** START OF Provided data **
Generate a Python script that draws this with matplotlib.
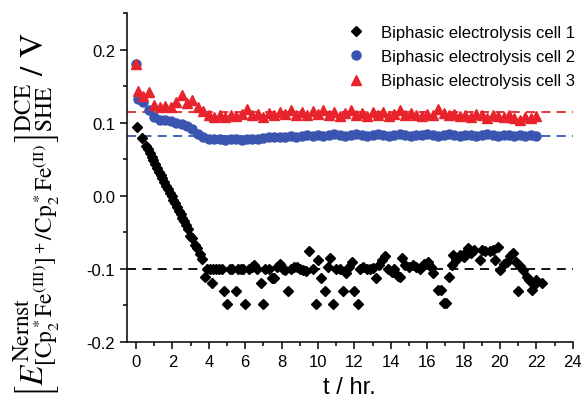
import matplotlib
matplotlib.use("Agg")
import matplotlib.pyplot as plt
from matplotlib.ticker import MultipleLocator, FormatStrFormatter

plt.rcParams['font.family'] = ['Liberation Sans', 'DejaVu Sans']
plt.rcParams['mathtext.fontset'] = 'stix'
plt.rcParams['axes.unicode_minus'] = False

# cell 1 (black diamonds)
t_cell1 = [0.05, 0.35, 0.55, 0.65, 0.75, 0.85, 0.95, 1.05, 1.15, 1.25, 1.35, 1.45,
           1.55, 1.65, 1.75, 1.85, 1.95, 2.05, 2.15, 2.25, 2.35, 2.45, 2.55, 2.65,
           2.75, 2.85, 2.95, 3.05, 3.25, 3.35, 3.5, 3.62,
           3.8, 3.9, 4.05, 4.2, 4.25, 4.4, 4.55, 4.7, 4.82, 4.98, 5.15, 5.3, 5.48,
           5.6, 5.75, 5.9, 5.99, 6.2, 6.35, 6.5, 6.63, 6.85, 7.0, 7.1, 7.3, 7.45,
           7.6, 7.75, 7.9, 8.05, 8.2, 8.37, 8.5, 8.7, 8.85, 9.0, 9.2, 9.35, 9.51,
           9.7, 9.87, 10.02, 10.16, 10.38, 10.53, 10.66, 10.84, 11.0, 11.2, 11.39,
           11.54, 11.7, 11.85, 12.0, 12.18, 12.3, 12.5, 12.7, 12.85, 13.0, 13.19,
           13.35, 13.5, 13.68, 13.85, 14.05, 14.2, 14.41, 14.5, 14.6, 14.8, 15.0,
           15.24, 15.4, 15.6, 15.8, 16.06, 16.2, 16.34, 16.6, 16.75, 16.94, 17.05,
           17.22, 17.35, 17.43, 17.6, 17.8, 18.0, 18.1, 18.26, 18.4, 18.6, 18.9,
           19.0, 19.2, 19.45, 19.6, 19.73, 19.9, 20.0, 20.2, 20.37, 20.55, 20.73,
           20.9, 21.0, 21.1, 21.28, 21.46, 21.6, 21.74, 21.85, 22.0, 22.3]
e_cell1 = [0.094, 0.079, 0.068, 0.064, 0.058, 0.053, 0.049, 0.044, 0.038, 0.033, 0.029, 0.024,
           0.019, 0.013, 0.009, 0.004, -0.001, -0.006, -0.010, -0.016, -0.021, -0.025, -0.030, -0.035,
           -0.040, -0.045, -0.055, -0.058, -0.068, -0.072, -0.080, -0.086,
           -0.111, -0.100, -0.100, -0.120, -0.100, -0.100, -0.100, -0.100, -0.130, -0.148, -0.100, -0.100, -0.130,
           -0.100, -0.100, -0.100, -0.148, -0.100, -0.098, -0.095, -0.100, -0.120, -0.148, -0.100, -0.100, -0.112,
           -0.112, -0.097, -0.093, -0.100, -0.102, -0.130, -0.100, -0.098, -0.097, -0.100, -0.101, -0.103, -0.076,
           -0.100, -0.148, -0.088, -0.112, -0.130, -0.098, -0.085, -0.148, -0.100, -0.100, -0.130,
           -0.106, -0.097, -0.090, -0.130, -0.148, -0.100, -0.098, -0.100, -0.100, -0.099, -0.112,
           -0.095, -0.088, -0.083, -0.100, -0.104, -0.100, -0.110, -0.111, -0.085, -0.095, -0.098,
           -0.095, -0.097, -0.100, -0.094, -0.090, -0.098, -0.106, -0.129, -0.129, -0.147, -0.147,
           -0.111, -0.095, -0.081, -0.088, -0.081, -0.084, -0.078, -0.072, -0.078, -0.074, -0.088,
           -0.074, -0.075, -0.076, -0.074, -0.088, -0.070, -0.101, -0.094, -0.090, -0.083, -0.078,
           -0.090, -0.130, -0.096, -0.101, -0.111, -0.115, -0.129, -0.122, -0.115, -0.120]

# cells 2 and 3 share the same sampling times
t_cell23 = [0.0, 0.1, 0.4, 0.7, 1.0, 1.3, 1.6, 1.9, 2.2, 2.5, 2.8, 3.1, 3.4, 3.7, 4.0, 4.3,
            4.6, 4.9, 5.2, 5.5, 5.8, 6.1, 6.4, 6.7, 7.0, 7.3, 7.6, 7.9, 8.2, 8.5, 8.8,
            9.1, 9.4, 9.7, 10.0, 10.3, 10.6, 10.9, 11.2, 11.5, 11.8, 12.1, 12.4, 12.7,
            13.0, 13.3, 13.6, 13.9, 14.2, 14.5, 14.8, 15.1, 15.4, 15.7, 16.0, 16.3,
            16.6, 16.9, 17.2, 17.5, 17.8, 18.1, 18.4, 18.7, 19.0, 19.3, 19.6, 19.9,
            20.2, 20.5, 20.8, 21.1, 21.4, 21.7, 22.0]
e_cell2 = [0.180, 0.133, 0.128, 0.117, 0.108, 0.104, 0.103, 0.102, 0.099, 0.098, 0.095, 0.091, 0.085,
           0.080, 0.078, 0.077, 0.077, 0.076, 0.077, 0.077, 0.076, 0.077, 0.078, 0.078, 0.079,
           0.080, 0.080, 0.081, 0.081, 0.082, 0.081, 0.082, 0.083, 0.082, 0.083, 0.082, 0.083,
           0.084, 0.083, 0.082, 0.083, 0.084, 0.083, 0.082, 0.083, 0.084, 0.083, 0.082, 0.083,
           0.084, 0.083, 0.082, 0.083, 0.083, 0.084, 0.083, 0.082, 0.083, 0.084, 0.083, 0.082,
           0.083, 0.083, 0.082, 0.083, 0.084, 0.083, 0.082, 0.083, 0.083, 0.082, 0.083, 0.082,
           0.083, 0.082]
e_cell3 = [0.180, 0.143, 0.137, 0.142, 0.124, 0.122, 0.123, 0.122, 0.128, 0.138, 0.127, 0.131, 0.122,
           0.116, 0.111, 0.108, 0.110, 0.108, 0.111, 0.109, 0.112, 0.119, 0.110, 0.112, 0.108,
           0.113, 0.110, 0.115, 0.112, 0.118, 0.111, 0.114, 0.110, 0.116, 0.112, 0.117, 0.111,
           0.114, 0.109, 0.113, 0.118, 0.111, 0.113, 0.109, 0.115, 0.111, 0.114, 0.109, 0.112,
           0.117, 0.110, 0.113, 0.111, 0.109, 0.112, 0.111, 0.119, 0.113, 0.110, 0.112, 0.109,
           0.111, 0.108, 0.112, 0.110, 0.107, 0.111, 0.109, 0.108, 0.110, 0.106, 0.103, 0.108,
           0.106, 0.109]

# reference (Nernst) levels
ref_cell1 = -0.100
ref_cell2 = 0.082
ref_cell3 = 0.115

blue = "#3a55b0"
red = "#e8232b"

fig = plt.figure(figsize=(5.85, 4.02), dpi=100)
ax = fig.add_axes([0.217, 0.147, 0.762, 0.818])

dash = (0, (5, 3.5))
ax.axhline(ref_cell1, color="black", lw=1.3, ls=dash, zorder=1)
ax.axhline(ref_cell2, color=blue, lw=1.3, ls=dash, zorder=1)
ax.axhline(ref_cell3, color=red, lw=1.3, ls=dash, zorder=1)

ax.plot(t_cell1, e_cell1, ls="none", marker="D", ms=5.0, color="black",
        label="Biphasic electrolysis cell 1", zorder=3)
ax.plot(t_cell23, e_cell2, ls="none", marker="o", ms=6.5, color=blue,
        label="Biphasic electrolysis cell 2", zorder=3)
ax.plot(t_cell23, e_cell3, ls="none", marker="^", ms=7.2, color=red,
        label="Biphasic electrolysis cell 3", zorder=4)

ax.set_xlim(-0.5, 24)
ax.set_ylim(-0.2, 0.25)
ax.xaxis.set_major_locator(MultipleLocator(2))
ax.xaxis.set_minor_locator(MultipleLocator(1))
ax.yaxis.set_major_locator(MultipleLocator(0.1))
ax.yaxis.set_minor_locator(MultipleLocator(0.05))
ax.yaxis.set_major_formatter(FormatStrFormatter('%.1f'))
for s in ["top", "right"]:
    ax.spines[s].set_visible(False)
for s in ["left", "bottom"]:
    ax.spines[s].set_linewidth(1.1)
ax.tick_params(which="major", direction="out", length=5, width=1.1, labelsize=12)
ax.tick_params(which="minor", direction="out", length=3, width=1.1)

ax.set_xlabel("t / hr.", fontsize=17, labelpad=5)
ax.set_ylabel(r"$\left[E^{\mathrm{Nernst}}_{[\mathrm{Cp}_2^*\mathrm{Fe}^{(\mathrm{III})}]^+/\mathrm{Cp}_2^*\mathrm{Fe}^{(\mathrm{II})}}\right]^{\mathrm{DCE}}_{\mathrm{SHE}}\ /\ \mathrm{V}$",
              fontsize=24)
ax.yaxis.set_label_coords(-0.145, 0.39)

ax.legend(loc="upper left", bbox_to_anchor=(0.598, 0.935), bbox_transform=fig.transFigure,
          frameon=False, fontsize=12, handlelength=0.8, handletextpad=1.1,
          labelspacing=0.55, borderpad=0, borderaxespad=0, numpoints=1)

fig.savefig("out.png", dpi=100)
** END OF Provided data **
## Task objective
Leave out any pictures and return exactly the lines from the beginning of the data through the line with "plt.rcParams['axes.unicode_minus'] = False", inclusive.

## Task response
Generate a Python script that draws this with matplotlib.
import matplotlib
matplotlib.use("Agg")
import matplotlib.pyplot as plt
from matplotlib.ticker import MultipleLocator, FormatStrFormatter

plt.rcParams['font.family'] = ['Liberation Sans', 'DejaVu Sans']
plt.rcParams['mathtext.fontset'] = 'stix'
plt.rcParams['axes.unicode_minus'] = False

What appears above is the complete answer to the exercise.